En parallèle de l’approche économique, la dimension culturelle aurait sa part à jouer dans cette coopération. « Il y a une vision commune des Etats-Unis et d’Israël par rapport à leur passé, c’est la construction d’un état moderne sur des ‘populations sauvages’. Le protestantisme est très influent aux USA et notamment les évangélistes qui ont dans leur croyance profonde l’idée que le retour du messie se fera le jour où tous les juifs seront retournés en terre sainte. L’Etat d’Israël a d’ailleurs pour projet de rapprocher les Juifs de la terre sainte. C’est d’ailleurs pour cette raison que le lobby israélien n’est pas seulement financé par des Juifs, on retrouve énormément d’évangélistes parmi les contributeurs » indique Paul Delmotte.

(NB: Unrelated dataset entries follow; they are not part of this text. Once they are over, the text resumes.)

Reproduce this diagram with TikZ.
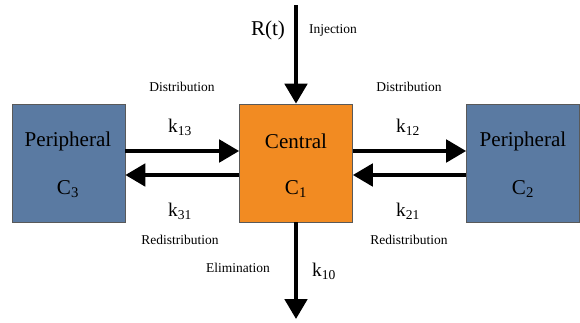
\documentclass[tikz,border=0pt]{standalone}
\usepackage{fontspec}
\setmainfont{Liberation Serif}
\usetikzlibrary{arrows.meta}

\definecolor{periblue}{HTML}{5A7AA2}
\definecolor{centorange}{HTML}{F28B22}

\tikzset{
    comp/.style={draw=black!65, line width=0.6pt, minimum width=3.39cm, minimum height=3.54cm, inner sep=0pt},
    flow/.style={line width=3.4pt, -{Triangle[width=19pt, length=17pt]}},
    big/.style={font=\fontsize{18}{21}\selectfont},
    rate/.style={font=\fontsize{16.5}{19}\selectfont},
    small/.style={font=\fontsize{11.5}{13}\selectfont}
}

\begin{document}
\begin{tikzpicture}[x=0.03cm, y=-0.03cm]
    \useasboundingbox (0,0) rectangle (580,322);

    % compartments
    \node[comp, fill=periblue] (c3) at (68.5,163) {};
    \node[comp, fill=centorange] (c1) at (296,163) {};
    \node[comp, fill=periblue] (c2) at (523,163) {};

    \node[big] (p3) at (68,141) {Peripheral};
    \node[big] (n3) at (68,189) {C\textsubscript{3}};
    \node[big] (p1) at (296,141) {Central};
    \node[big] (n1) at (296,189) {C\textsubscript{1}};
    \node[big] (p2) at (523,141) {Peripheral};
    \node[big] (n2) at (523,189) {C\textsubscript{2}};

    % injection and elimination
    \coordinate (inj) at (296,5);
    \coordinate (elim) at (296,319);
    \draw[flow] (inj) -- (c1.north);
    \draw[flow] (c1.south) -- (elim);
    \node[big] (rt) at (268,30) {R(t)};
    \node[small] (injlab) at (333,30) {Injection};
    \node[small] (elimlab) at (238,268) {Elimination};
    \node[rate] (k10) at (324,271) {k\textsubscript{10}};

    % exchange with C3
    \draw[flow] ([yshift=0.36cm]c3.east) -- ([yshift=0.36cm]c1.west);
    \draw[flow] ([yshift=-0.36cm]c1.west) -- ([yshift=-0.36cm]c3.east);
    \node[rate] (k13) at (180,127) {k\textsubscript{13}};
    \node[rate] (k31) at (180,211) {k\textsubscript{31}};
    \node[small] (dist3) at (182,87) {Distribution};
    \node[small] (redist3) at (180,240) {Redistribution};

    % exchange with C2
    \draw[flow] ([yshift=0.36cm]c1.east) -- ([yshift=0.36cm]c2.west);
    \draw[flow] ([yshift=-0.36cm]c2.west) -- ([yshift=-0.36cm]c1.east);
    \node[rate] (k12) at (408,127) {k\textsubscript{12}};
    \node[rate] (k21) at (408,211) {k\textsubscript{21}};
    \node[small] (dist2) at (409,87) {Distribution};
    \node[small] (redist2) at (409,240) {Redistribution};
\end{tikzpicture}
\end{document}
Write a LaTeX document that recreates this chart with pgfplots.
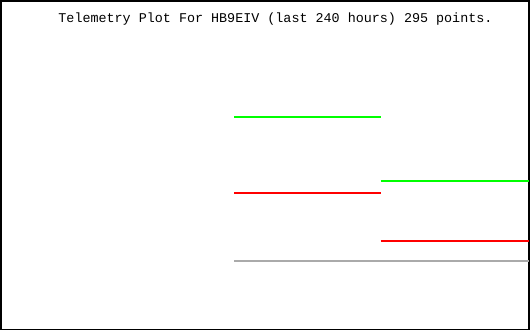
\documentclass[border=0pt]{standalone}
\usepackage{pgfplots}
\pgfplotsset{compat=1.18}
\usepackage{fontspec}
\setmonofont{Liberation Mono}
\begin{document}
\begin{tikzpicture}[x=0.75pt,y=0.75pt]
\begin{axis}[
  scale only axis,
  width=396.5pt, height=246.5pt,
  xmin=0, xmax=530, ymin=0, ymax=330,
  y dir=reverse,
  ticks=none,
  axis line style={black, line width=1.2pt},
  unbounded coords=jump,
  clip=true,
]
\addplot[no markers, color={rgb,255:red,0;green,255;blue,0}, line width=1.5pt] coordinates {(234,117) (381,117) (381,nan) (381,181) (530,181)};
\addplot[no markers, color={rgb,255:red,255;green,0;blue,0}, line width=1.5pt] coordinates {(234,193) (381,193) (381,nan) (381,241) (530,241)};
\addplot[no markers, color={rgb,255:red,170;green,170;blue,170}, line width=1.5pt] coordinates {(234,261) (530,261)};
\node[font=\ttfamily\fontsize{10.05pt}{12pt}\selectfont, anchor=center] at (axis cs:275.5,18) {Telemetry Plot For HB9EIV (last 240 hours) 295 points.};
\end{axis}
\end{tikzpicture}
\end{document}
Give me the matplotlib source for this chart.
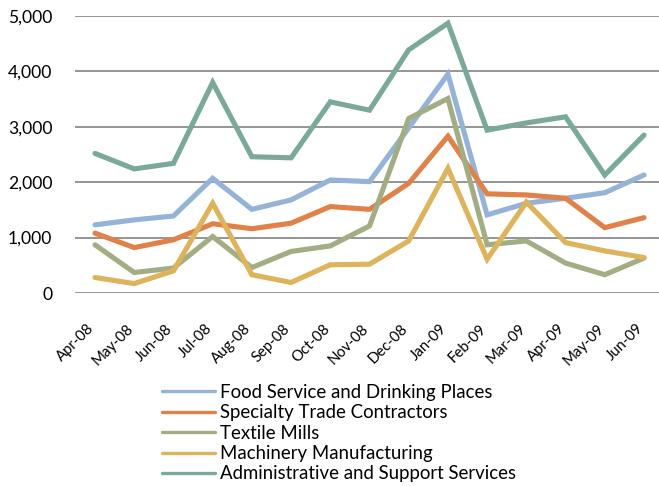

L’administration Trump ou l’échec prévisible d’une solution à deux Etats
Dès ses débuts en campagne, Trump se distinguait par une politique étrangère pro-israélienne affirmée. « Les Palestiniens ne luttent plus pour une indépendance nationale, mais pour une liberté nationale. La question des deux états n’est plus au goût du jour avec l’arrivée de Trump. La lutte ne sera plus pour un Etat indépendant, mais contre l’apartheid » avance Thomas Vescovi. Paul Delmotte voit également l’arrivée de Trump comme un risque d’exacerbation des tensions entre Palestiniens et Israéliens. « Une troisième intifada est possible, des attentats individuels ont déjà été perpétrés. La population palestinienne est épuisée, tout reste bloqué dans les territoires palestiniens et l’arrivée de Trump risque d’enliser la question. »
Le possible déménagement de l’ambassade américaine de Tel-Aviv à Jérusalem suscite un tollé dans le monde arabe. Il est pour l’heure suspendu jusqu’à la visite de Benjamin Netanyahou à Washington le 15 février prochain.